EXERCISE DESCRIPTION: Repeat the listing that follows, character for character, minus the pictures.

INFORMATION SUPPLIED:
──────
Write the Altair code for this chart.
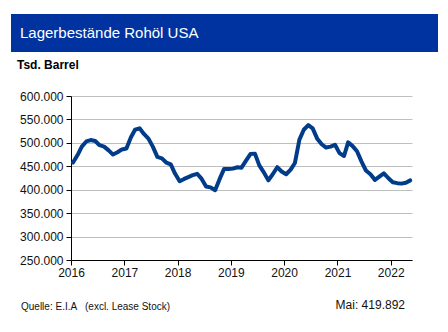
import altair as alt
import pandas as pd

months = pd.date_range("2016-01-01", periods=77, freq="MS") + pd.Timedelta(days=14)
stocks = [
    458, 474, 492, 503, 506, 504, 495, 492, 484, 475, 480, 486,
    488, 512, 528, 531, 519, 509, 492, 470, 467, 458, 454, 434,
    418, 423, 427, 431, 434, 423, 407, 405, 399, 422, 444, 444,
    445, 448, 447, 462, 476, 477, 452, 437, 420, 433, 448, 439,
    433, 443, 457, 507, 528, 538, 531, 509, 497, 490, 492, 496,
    478, 472, 501, 493, 482, 460, 441, 433, 421, 428, 435, 425,
    416, 414, 413, 415, 419.892,
]
values = [v * 1000 for v in stocks]

title_text = "Lagerbestände Rohöl USA"
unit_text = "Tsd. Barrel"
source_text = "Quelle: E.I.A"
source_note = "(excl. Lease Stock)"
last_text = "Mai: 419.892"

df = pd.DataFrame({"date": months, "value": values})

FONT = "Liberation Sans"

line = alt.Chart(df).mark_line(color="#003C8A", strokeWidth=4, strokeJoin="round", strokeCap="round").encode(
    x=alt.X("date:T",
            scale=alt.Scale(domain=["2016-01-01", "2022-05-27"]),
            axis=alt.Axis(title=None, format="%Y", tickCount={"interval": "year", "step": 1},
                          grid=False, domainColor="#000000", tickColor="#000000", tickSize=5,
                          labelFontSize=12, labelColor="#111111", labelFont=FONT, labelPadding=2,
                          labelAlign="center", labelFlush=False)),
    y=alt.Y("value:Q",
            scale=alt.Scale(domain=[250000, 600000], nice=False, zero=False),
            axis=alt.Axis(title=None, values=list(range(250000, 600001, 50000)),
                          labelExpr="replace(format(datum.value, ','), ',', '.')",
                          grid=True, gridColor="#bfbfbf", gridWidth=1,
                          domainColor="#000000", tickColor="#000000", tickSize=5,
                          labelFontSize=12, labelColor="#111111", labelFont=FONT, labelPadding=3,
                          labelFlush=False)),
)

bar = alt.Chart(pd.DataFrame({"t": [title_text]})).mark_rect(color="#0033A0").encode(
    x=alt.value(-60), x2=alt.value(367), y=alt.value(-82), y2=alt.value(-44)
)
title = alt.Chart(pd.DataFrame({"t": [title_text]})).mark_text(
    align="left", baseline="alphabetic", color="white", fontSize=15, font=FONT
).encode(x=alt.value(-51), y=alt.value(-58), text="t:N")

unit = alt.Chart(pd.DataFrame({"t": [unit_text]})).mark_text(
    align="left", baseline="alphabetic", color="#000000", fontSize=12, fontWeight="bold", font=FONT
).encode(x=alt.value(-54), y=alt.value(-27), text="t:N")

src = alt.Chart(pd.DataFrame({"t": [source_text]})).mark_text(
    align="left", baseline="alphabetic", color="#111111", fontSize=10, font=FONT
).encode(x=alt.value(-50), y=alt.value(214), text="t:N")
src2 = alt.Chart(pd.DataFrame({"t": [source_note]})).mark_text(
    align="left", baseline="alphabetic", color="#111111", fontSize=10, font=FONT
).encode(x=alt.value(14), y=alt.value(214), text="t:N")
last = alt.Chart(pd.DataFrame({"t": [last_text]})).mark_text(
    align="right", baseline="alphabetic", color="#111111", fontSize=12, font=FONT
).encode(x=alt.value(334), y=alt.value(213), text="t:N")

chart = alt.layer(bar, title, unit, line, src, src2, last).properties(
    width=341, height=164,
    autosize=alt.AutoSizeParams(type="none"),
    padding={"left": 71, "top": 96, "right": 36, "bottom": 72},
    background="white",
).configure_view(stroke=None)

chart.save("out.html", embed_options={"renderer": "svg", "actions": False})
──────
FINAL RESULT:
Write the Altair code for this chart.
import altair as alt
import pandas as pd

months = pd.date_range("2016-01-01", periods=77, freq="MS") + pd.Timedelta(days=14)
stocks = [
    458, 474, 492, 503, 506, 504, 495, 492, 484, 475, 480, 486,
    488, 512, 528, 531, 519, 509, 492, 470, 467, 458, 454, 434,
    418, 423, 427, 431, 434, 423, 407, 405, 399, 422, 444, 444,
    445, 448, 447, 462, 476, 477, 452, 437, 420, 433, 448, 439,
    433, 443, 457, 507, 528, 538, 531, 509, 497, 490, 492, 496,
    478, 472, 501, 493, 482, 460, 441, 433, 421, 428, 435, 425,
    416, 414, 413, 415, 419.892,
]
values = [v * 1000 for v in stocks]

title_text = "Lagerbestände Rohöl USA"
unit_text = "Tsd. Barrel"
source_text = "Quelle: E.I.A"
source_note = "(excl. Lease Stock)"
last_text = "Mai: 419.892"

df = pd.DataFrame({"date": months, "value": values})

FONT = "Liberation Sans"

line = alt.Chart(df).mark_line(color="#003C8A", strokeWidth=4, strokeJoin="round", strokeCap="round").encode(
    x=alt.X("date:T",
            scale=alt.Scale(domain=["2016-01-01", "2022-05-27"]),
            axis=alt.Axis(title=None, format="%Y", tickCount={"interval": "year", "step": 1},
                          grid=False, domainColor="#000000", tickColor="#000000", tickSize=5,
                          labelFontSize=12, labelColor="#111111", labelFont=FONT, labelPadding=2,
                          labelAlign="center", labelFlush=False)),
    y=alt.Y("value:Q",
            scale=alt.Scale(domain=[250000, 600000], nice=False, zero=False),
            axis=alt.Axis(title=None, values=list(range(250000, 600001, 50000)),
                          labelExpr="replace(format(datum.value, ','), ',', '.')",
                          grid=True, gridColor="#bfbfbf", gridWidth=1,
                          domainColor="#000000", tickColor="#000000", tickSize=5,
                          labelFontSize=12, labelColor="#111111", labelFont=FONT, labelPadding=3,
                          labelFlush=False)),
)

bar = alt.Chart(pd.DataFrame({"t": [title_text]})).mark_rect(color="#0033A0").encode(
    x=alt.value(-60), x2=alt.value(367), y=alt.value(-82), y2=alt.value(-44)
)
title = alt.Chart(pd.DataFrame({"t": [title_text]})).mark_text(
    align="left", baseline="alphabetic", color="white", fontSize=15, font=FONT
).encode(x=alt.value(-51), y=alt.value(-58), text="t:N")

unit = alt.Chart(pd.DataFrame({"t": [unit_text]})).mark_text(
    align="left", baseline="alphabetic", color="#000000", fontSize=12, fontWeight="bold", font=FONT
).encode(x=alt.value(-54), y=alt.value(-27), text="t:N")

src = alt.Chart(pd.DataFrame({"t": [source_text]})).mark_text(
    align="left", baseline="alphabetic", color="#111111", fontSize=10, font=FONT
).encode(x=alt.value(-50), y=alt.value(214), text="t:N")
src2 = alt.Chart(pd.DataFrame({"t": [source_note]})).mark_text(
    align="left", baseline="alphabetic", color="#111111", fontSize=10, font=FONT
).encode(x=alt.value(14), y=alt.value(214), text="t:N")
last = alt.Chart(pd.DataFrame({"t": [last_text]})).mark_text(
    align="right", baseline="alphabetic", color="#111111", fontSize=12, font=FONT
).encode(x=alt.value(334), y=alt.value(213), text="t:N")

chart = alt.layer(bar, title, unit, line, src, src2, last).properties(
    width=341, height=164,
    autosize=alt.AutoSizeParams(type="none"),
    padding={"left": 71, "top": 96, "right": 36, "bottom": 72},
    background="white",
).configure_view(stroke=None)

chart.save("out.html", embed_options={"renderer": "svg", "actions": False})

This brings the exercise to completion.